While this is supposedly being marketed as a full release, I wouldn’t call such an unpolished, dumbed-down travesty “full” in any sense of the word, and I sure wouldn’t stop at calling it beta. This thing looks, handles, and feels a lot more like an alpha version churned out by a bunch of drunk monkeys dancing the Harlem Shake on a table full of typewriters at a college party.
If you think I’m exaggerating, ask some other long time Opera users what their experience has been. Yes, it really is that bad. I’ve seen forum after forum lit up with posts from panicked users that feel like someone’s yanked the carpet out from under them. There are tons of queries being made about restoring lost features, fixing the clumsy nature of the new user interface, or adding customization.

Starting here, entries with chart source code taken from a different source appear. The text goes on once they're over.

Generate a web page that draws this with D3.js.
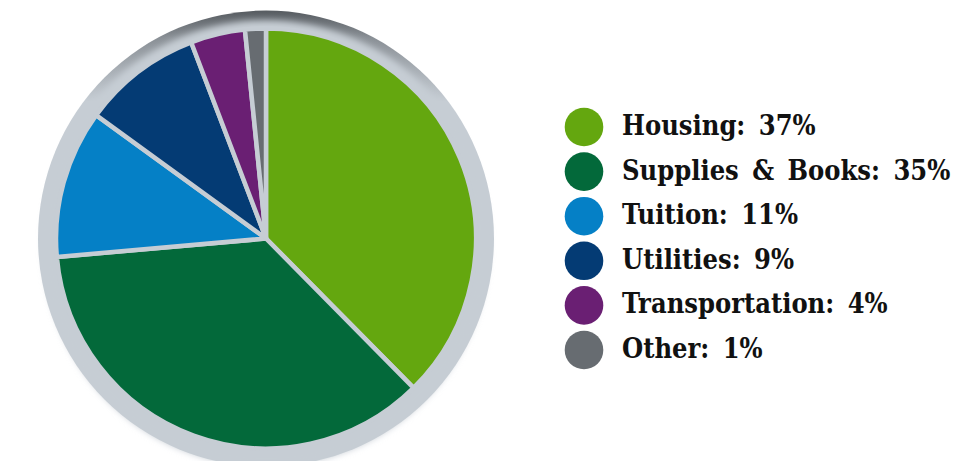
<!DOCTYPE html>
<html>
<head>
<meta charset="utf-8">
<script src="https://cdn.jsdelivr.net/npm/d3@7"></script>
<style>
  html, body { margin: 0; padding: 0; background: #fff; }
  svg { display: block; }
  .legend-label { font-family: "DejaVu Serif Condensed", "DejaVu Serif", serif; font-weight: bold; fill: #111; }
</style>
</head>
<body>
<div id="chart"></div>
<script>
// Spending breakdown
const categories = ["Housing", "Supplies & Books", "Tuition", "Utilities", "Transportation", "Other"];
const labelPercents = [37, 35, 11, 9, 4, 1];              // as printed in the legend
const sliceShares = [37.6, 36.0, 11.4, 9.2, 4.2, 1.6];    // slice sizes as drawn
const colors = ["#64a70f", "#03693a", "#0580c6", "#043b74", "#6a1f73", "#676c71"];

const width = 960, height = 461;
const cx = 266, cy = 238.5;
const pieRadius = 210, ringRadius = 228;
const sepColor = "#c6cdd4";

const data = categories.map((c, i) => ({category: c, share: sliceShares[i], label: labelPercents[i]}));

const svg = d3.select("#chart").append("svg")
    .attr("width", width)
    .attr("height", height);

const defs = svg.append("defs");

// darker bevel at the top of the ring
const grad = defs.append("linearGradient")
    .attr("id", "ring-grad")
    .attr("x1", 0).attr("y1", 0).attr("x2", 0).attr("y2", 1);
grad.append("stop").attr("offset", "0%").attr("stop-color", "#565b60");
grad.append("stop").attr("offset", "6%").attr("stop-color", "#8a9096");
grad.append("stop").attr("offset", "20%").attr("stop-color", "#c6cdd4");
grad.append("stop").attr("offset", "100%").attr("stop-color", "#c6cdd4");

defs.append("filter")
    .attr("id", "soft")
    .attr("x", "-10%").attr("y", "-10%").attr("width", "120%").attr("height", "120%")
    .append("feGaussianBlur")
    .attr("stdDeviation", 3);

const chart = svg.append("g")
    .attr("transform", `translate(${cx},${cy})`);

// outer ring
chart.append("circle")
    .attr("r", ringRadius)
    .attr("fill", "url(#ring-grad)");

chart.append("circle")
    .attr("cy", 5)
    .attr("r", ringRadius - 5)
    .attr("fill", sepColor)
    .attr("filter", "url(#soft)");

chart.append("circle")
    .attr("r", pieRadius + 2)
    .attr("fill", sepColor);

// slices
const pie = d3.pie()
    .sort(null)
    .value(d => d.share);

const arc = d3.arc()
    .innerRadius(0)
    .outerRadius(pieRadius);

const color = d3.scaleOrdinal()
    .domain(categories)
    .range(colors);

chart.selectAll(".slice")
    .data(pie(data))
    .join("path")
    .attr("class", "slice")
    .attr("d", arc)
    .attr("fill", d => color(d.data.category))
    .attr("stroke", sepColor)
    .attr("stroke-width", 4.5)
    .attr("stroke-linejoin", "round");

// legend
const legendY = d3.scalePoint()
    .domain(categories)
    .range([127, 350]);

const legend = svg.append("g")
    .attr("class", "legend")
    .selectAll("g")
    .data(data)
    .join("g")
    .attr("transform", d => `translate(584,${legendY(d.category)})`);

legend.append("circle")
    .attr("r", 19.3)
    .attr("fill", d => color(d.category));

legend.append("text")
    .attr("class", "legend-label")
    .attr("x", 38)
    .attr("y", 8)
    .attr("font-size", 27)
    .style("word-spacing", "5px")
    .text(d => `${d.category}: ${d.label}%`);
</script>
</body>
</html>
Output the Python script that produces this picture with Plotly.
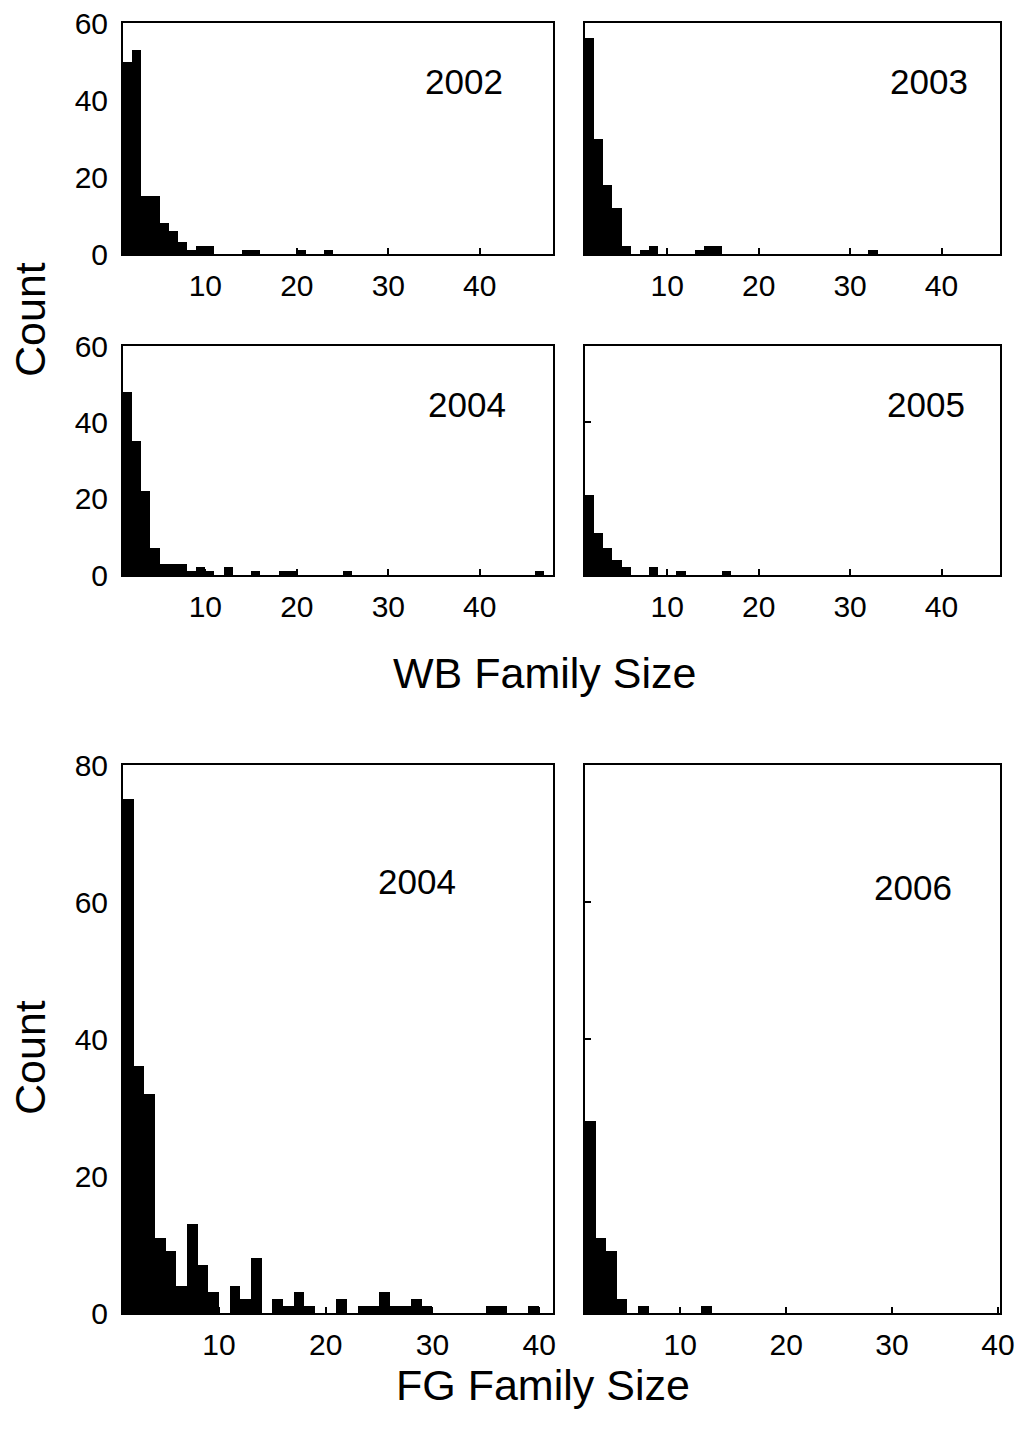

In my humble opinion, the developers threw the baby out with the bathwater this time around. You don’t need to reinvent the wheel just to roll out Private Browsing, or any of the other incremental updates in version 14. Hell, the desktop version already has most of this firmly in place, to the respect of the userbase, without any of the clutter and confusion we inherited in this new release.
On the other hand, if one thing can be said about Opera’s developers after all these years, it’s that they’re a perceptive bunch and tend to pick up the slack very quickly when it comes to criticism of a product. They’ve also been ahead of the curve for a long time on features and usability. Considering I’ve also noticed tons of extremely helpful suggestions being given by users on their forums as to how they can improve on version 14, it sounds like maybe we’re not going to end up with a total loss when it finally hits the desktop later this month. That’s my hope, anyway. Further evidence from past releases also shows they’ve been pretty good when it comes to incremental improvements and especially fixes of major annoyances. As one example of this, a major bug that caused version 10 to crash was fixed inside of two weeks.
For now though, I can only hold my breath — and hold onto version 12.